Supplied data
--------------------
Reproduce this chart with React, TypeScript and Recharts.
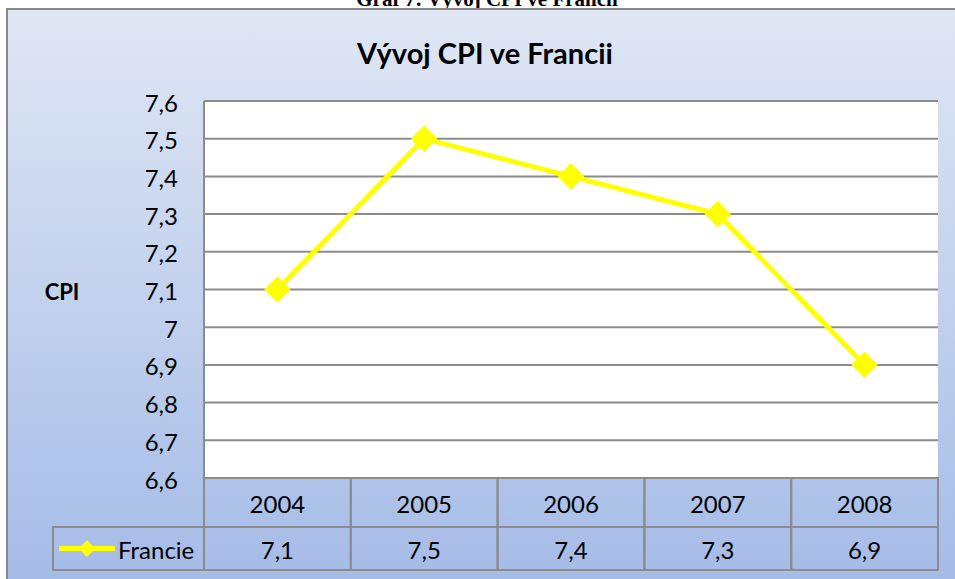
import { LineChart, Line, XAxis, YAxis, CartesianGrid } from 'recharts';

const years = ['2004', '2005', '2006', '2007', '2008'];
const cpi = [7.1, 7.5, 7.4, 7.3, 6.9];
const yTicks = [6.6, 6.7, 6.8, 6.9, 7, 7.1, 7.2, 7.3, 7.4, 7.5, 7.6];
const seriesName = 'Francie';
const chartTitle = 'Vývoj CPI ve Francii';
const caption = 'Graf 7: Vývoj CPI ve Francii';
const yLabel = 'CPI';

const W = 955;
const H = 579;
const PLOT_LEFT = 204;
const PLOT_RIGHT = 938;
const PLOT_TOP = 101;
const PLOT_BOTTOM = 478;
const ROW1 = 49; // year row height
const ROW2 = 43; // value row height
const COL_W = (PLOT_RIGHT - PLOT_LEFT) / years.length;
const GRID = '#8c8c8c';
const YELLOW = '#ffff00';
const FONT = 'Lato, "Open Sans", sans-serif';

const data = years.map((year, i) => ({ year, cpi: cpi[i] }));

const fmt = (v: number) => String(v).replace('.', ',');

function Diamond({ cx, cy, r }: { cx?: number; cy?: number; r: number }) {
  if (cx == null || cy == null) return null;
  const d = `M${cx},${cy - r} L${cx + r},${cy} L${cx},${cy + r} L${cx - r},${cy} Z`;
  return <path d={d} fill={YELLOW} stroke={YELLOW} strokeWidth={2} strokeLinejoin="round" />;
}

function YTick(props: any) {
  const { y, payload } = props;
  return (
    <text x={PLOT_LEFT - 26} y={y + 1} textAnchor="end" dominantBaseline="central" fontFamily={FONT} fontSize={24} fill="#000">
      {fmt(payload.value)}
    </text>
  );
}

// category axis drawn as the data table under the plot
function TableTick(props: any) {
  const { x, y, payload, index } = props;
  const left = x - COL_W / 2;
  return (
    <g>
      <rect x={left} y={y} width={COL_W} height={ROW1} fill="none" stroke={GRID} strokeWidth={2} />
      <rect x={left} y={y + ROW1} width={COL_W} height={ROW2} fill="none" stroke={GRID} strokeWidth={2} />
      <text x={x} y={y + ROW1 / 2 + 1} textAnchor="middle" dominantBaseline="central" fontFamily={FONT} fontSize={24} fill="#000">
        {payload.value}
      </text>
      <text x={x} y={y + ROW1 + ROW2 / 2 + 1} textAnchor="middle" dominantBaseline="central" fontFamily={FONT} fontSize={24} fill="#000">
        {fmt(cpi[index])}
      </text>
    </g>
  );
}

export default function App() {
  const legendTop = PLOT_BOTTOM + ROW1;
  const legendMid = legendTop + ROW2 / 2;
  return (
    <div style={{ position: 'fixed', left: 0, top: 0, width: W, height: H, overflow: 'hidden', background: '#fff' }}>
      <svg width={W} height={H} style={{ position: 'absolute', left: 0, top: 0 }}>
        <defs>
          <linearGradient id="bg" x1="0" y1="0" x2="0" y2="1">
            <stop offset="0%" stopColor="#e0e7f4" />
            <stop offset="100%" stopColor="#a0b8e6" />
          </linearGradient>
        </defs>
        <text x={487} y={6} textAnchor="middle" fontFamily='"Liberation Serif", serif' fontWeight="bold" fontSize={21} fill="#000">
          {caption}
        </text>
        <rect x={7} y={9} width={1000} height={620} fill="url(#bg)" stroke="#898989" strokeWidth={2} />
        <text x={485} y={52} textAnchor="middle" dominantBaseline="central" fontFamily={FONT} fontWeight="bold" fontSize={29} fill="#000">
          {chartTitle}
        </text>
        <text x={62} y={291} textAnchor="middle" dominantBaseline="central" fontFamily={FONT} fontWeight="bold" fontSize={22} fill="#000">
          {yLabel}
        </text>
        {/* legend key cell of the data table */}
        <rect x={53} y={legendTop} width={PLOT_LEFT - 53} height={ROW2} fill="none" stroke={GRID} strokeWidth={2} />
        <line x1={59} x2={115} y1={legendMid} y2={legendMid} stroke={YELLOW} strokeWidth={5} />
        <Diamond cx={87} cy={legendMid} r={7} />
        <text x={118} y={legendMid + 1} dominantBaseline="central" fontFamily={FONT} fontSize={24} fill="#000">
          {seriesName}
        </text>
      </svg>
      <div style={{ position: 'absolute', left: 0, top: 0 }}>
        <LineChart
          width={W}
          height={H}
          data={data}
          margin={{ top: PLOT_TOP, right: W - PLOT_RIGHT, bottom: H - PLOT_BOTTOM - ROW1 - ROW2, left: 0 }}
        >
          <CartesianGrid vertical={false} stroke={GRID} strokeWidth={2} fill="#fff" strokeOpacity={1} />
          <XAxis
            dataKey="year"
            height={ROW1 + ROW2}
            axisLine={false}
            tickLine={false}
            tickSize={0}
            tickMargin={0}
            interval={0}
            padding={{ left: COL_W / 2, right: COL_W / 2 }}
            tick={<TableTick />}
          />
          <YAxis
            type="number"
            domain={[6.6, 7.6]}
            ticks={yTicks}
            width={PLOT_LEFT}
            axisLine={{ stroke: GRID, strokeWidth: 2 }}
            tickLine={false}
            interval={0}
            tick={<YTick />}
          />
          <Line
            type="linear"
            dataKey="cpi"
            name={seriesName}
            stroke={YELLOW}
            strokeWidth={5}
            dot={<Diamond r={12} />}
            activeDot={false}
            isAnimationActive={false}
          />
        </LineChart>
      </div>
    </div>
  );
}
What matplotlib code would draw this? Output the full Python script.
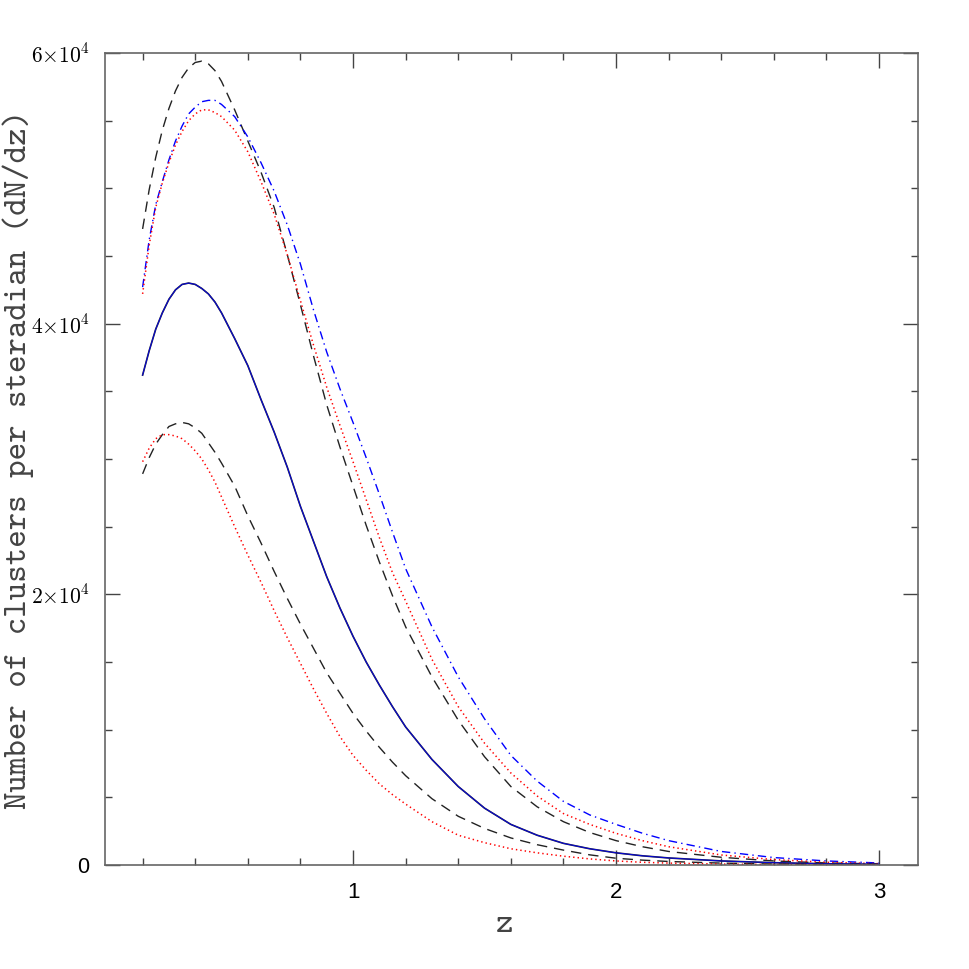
--------------------
Work to be completed
Give the material again exactly as it is, but keep the pictures out.

Solution to the exercise
Reproduce this chart with React, TypeScript and Recharts.
import { LineChart, Line, XAxis, YAxis, CartesianGrid } from 'recharts';

const years = ['2004', '2005', '2006', '2007', '2008'];
const cpi = [7.1, 7.5, 7.4, 7.3, 6.9];
const yTicks = [6.6, 6.7, 6.8, 6.9, 7, 7.1, 7.2, 7.3, 7.4, 7.5, 7.6];
const seriesName = 'Francie';
const chartTitle = 'Vývoj CPI ve Francii';
const caption = 'Graf 7: Vývoj CPI ve Francii';
const yLabel = 'CPI';

const W = 955;
const H = 579;
const PLOT_LEFT = 204;
const PLOT_RIGHT = 938;
const PLOT_TOP = 101;
const PLOT_BOTTOM = 478;
const ROW1 = 49; // year row height
const ROW2 = 43; // value row height
const COL_W = (PLOT_RIGHT - PLOT_LEFT) / years.length;
const GRID = '#8c8c8c';
const YELLOW = '#ffff00';
const FONT = 'Lato, "Open Sans", sans-serif';

const data = years.map((year, i) => ({ year, cpi: cpi[i] }));

const fmt = (v: number) => String(v).replace('.', ',');

function Diamond({ cx, cy, r }: { cx?: number; cy?: number; r: number }) {
  if (cx == null || cy == null) return null;
  const d = `M${cx},${cy - r} L${cx + r},${cy} L${cx},${cy + r} L${cx - r},${cy} Z`;
  return <path d={d} fill={YELLOW} stroke={YELLOW} strokeWidth={2} strokeLinejoin="round" />;
}

function YTick(props: any) {
  const { y, payload } = props;
  return (
    <text x={PLOT_LEFT - 26} y={y + 1} textAnchor="end" dominantBaseline="central" fontFamily={FONT} fontSize={24} fill="#000">
      {fmt(payload.value)}
    </text>
  );
}

// category axis drawn as the data table under the plot
function TableTick(props: any) {
  const { x, y, payload, index } = props;
  const left = x - COL_W / 2;
  return (
    <g>
      <rect x={left} y={y} width={COL_W} height={ROW1} fill="none" stroke={GRID} strokeWidth={2} />
      <rect x={left} y={y + ROW1} width={COL_W} height={ROW2} fill="none" stroke={GRID} strokeWidth={2} />
      <text x={x} y={y + ROW1 / 2 + 1} textAnchor="middle" dominantBaseline="central" fontFamily={FONT} fontSize={24} fill="#000">
        {payload.value}
      </text>
      <text x={x} y={y + ROW1 + ROW2 / 2 + 1} textAnchor="middle" dominantBaseline="central" fontFamily={FONT} fontSize={24} fill="#000">
        {fmt(cpi[index])}
      </text>
    </g>
  );
}

export default function App() {
  const legendTop = PLOT_BOTTOM + ROW1;
  const legendMid = legendTop + ROW2 / 2;
  return (
    <div style={{ position: 'fixed', left: 0, top: 0, width: W, height: H, overflow: 'hidden', background: '#fff' }}>
      <svg width={W} height={H} style={{ position: 'absolute', left: 0, top: 0 }}>
        <defs>
          <linearGradient id="bg" x1="0" y1="0" x2="0" y2="1">
            <stop offset="0%" stopColor="#e0e7f4" />
            <stop offset="100%" stopColor="#a0b8e6" />
          </linearGradient>
        </defs>
        <text x={487} y={6} textAnchor="middle" fontFamily='"Liberation Serif", serif' fontWeight="bold" fontSize={21} fill="#000">
          {caption}
        </text>
        <rect x={7} y={9} width={1000} height={620} fill="url(#bg)" stroke="#898989" strokeWidth={2} />
        <text x={485} y={52} textAnchor="middle" dominantBaseline="central" fontFamily={FONT} fontWeight="bold" fontSize={29} fill="#000">
          {chartTitle}
        </text>
        <text x={62} y={291} textAnchor="middle" dominantBaseline="central" fontFamily={FONT} fontWeight="bold" fontSize={22} fill="#000">
          {yLabel}
        </text>
        {/* legend key cell of the data table */}
        <rect x={53} y={legendTop} width={PLOT_LEFT - 53} height={ROW2} fill="none" stroke={GRID} strokeWidth={2} />
        <line x1={59} x2={115} y1={legendMid} y2={legendMid} stroke={YELLOW} strokeWidth={5} />
        <Diamond cx={87} cy={legendMid} r={7} />
        <text x={118} y={legendMid + 1} dominantBaseline="central" fontFamily={FONT} fontSize={24} fill="#000">
          {seriesName}
        </text>
      </svg>
      <div style={{ position: 'absolute', left: 0, top: 0 }}>
        <LineChart
          width={W}
          height={H}
          data={data}
          margin={{ top: PLOT_TOP, right: W - PLOT_RIGHT, bottom: H - PLOT_BOTTOM - ROW1 - ROW2, left: 0 }}
        >
          <CartesianGrid vertical={false} stroke={GRID} strokeWidth={2} fill="#fff" strokeOpacity={1} />
          <XAxis
            dataKey="year"
            height={ROW1 + ROW2}
            axisLine={false}
            tickLine={false}
            tickSize={0}
            tickMargin={0}
            interval={0}
            padding={{ left: COL_W / 2, right: COL_W / 2 }}
            tick={<TableTick />}
          />
          <YAxis
            type="number"
            domain={[6.6, 7.6]}
            ticks={yTicks}
            width={PLOT_LEFT}
            axisLine={{ stroke: GRID, strokeWidth: 2 }}
            tickLine={false}
            interval={0}
            tick={<YTick />}
          />
          <Line
            type="linear"
            dataKey="cpi"
            name={seriesName}
            stroke={YELLOW}
            strokeWidth={5}
            dot={<Diamond r={12} />}
            activeDot={false}
            isAnimationActive={false}
          />
        </LineChart>
      </div>
    </div>
  );
}
What matplotlib code would draw this? Output the full Python script.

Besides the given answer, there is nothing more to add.